It’s been a bumpy ride for cryptocurrency investors for a number of weeks, and now, some of the popular and widely used digital coins like Bitcoin and Ethereum are substantially down from where they were just a month prior.
Volatility is a part of the cryptocurrency market and a lot of seasoned investors have gone through it. For example, the stock market has had its fair share of ups and downs throughout the years, and the cryptocurrency market, even more so.
But the question is if the latest crypto crash should lead to a change in the strategy or one should stick to their course as a cryptocurrency investor.
Just as stocks have the tendency to crash when negative news come out, same is the case with cryptocurrency values that experience a downfall whenever there is a slight bit of negative press. Last week, China’s central bank furthered its crackdown on cryptocurrency mining, which sent the value of digital coins on a downward spiral, to the point where Bitcoin had actually wiped out its 2021 gains.
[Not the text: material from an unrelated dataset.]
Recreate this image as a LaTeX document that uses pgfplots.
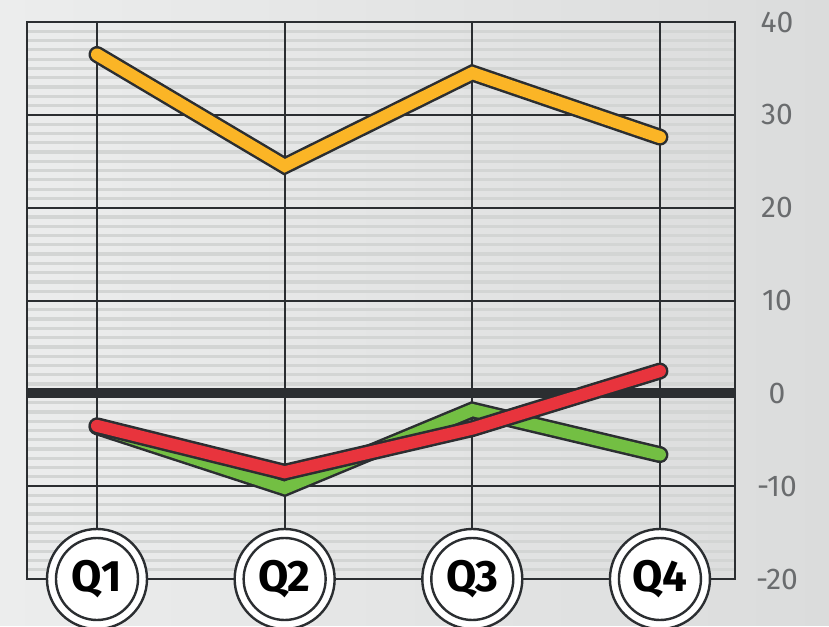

But while a cryptocurrency crash can be worrying the same way a stock market crash can be, it is not a first-time occurrence. Cryptocurrency crashes happen very often and digital coins have regained their position many times over, just as stocks have recovered in their own right.
As such, you don’t necessarily need to change your investing strategy unless you come to the realization that digital currencies are too volatile given your personal risk tolerance (and to be clear, there’s nothing wrong with acknowledging that you don’t have the stomach for them). But what you should do is take steps to make sure a short-term cryptocurrency crash doesn’t hurt you.
For the most part, this really means having a safe amount of cash reserves handy for emergencies. If you make a point to stock away three to six months’ worth of living expenses in the bank, you’ll put yourself in a much better position to ride out future cryptocurrency crashes. That way, if you end up needing money in a pinch, you won’t have to sell the cryptocurrencies you hold – potentially at a loss – to get it.
With that being said, a new cryptocurrency investor should know that digital coins can be way more volatile that stocks and for that reason, it is advisable to invest a small portion of assets in the market while starting out. A good way to go about this is to assume that one will lose all of their money.
Obviously, no one wants that, and that may not happen at all. But just adopting that mindset will keep one on the right track and help in making more informed choices. It will also keep one prepared to deal with stress, in case of a massive crypto crash.
If you arm yourself with enough money in the bank, a crypto crash like the one that happened this past week shouldn’t be something to lose sleep over.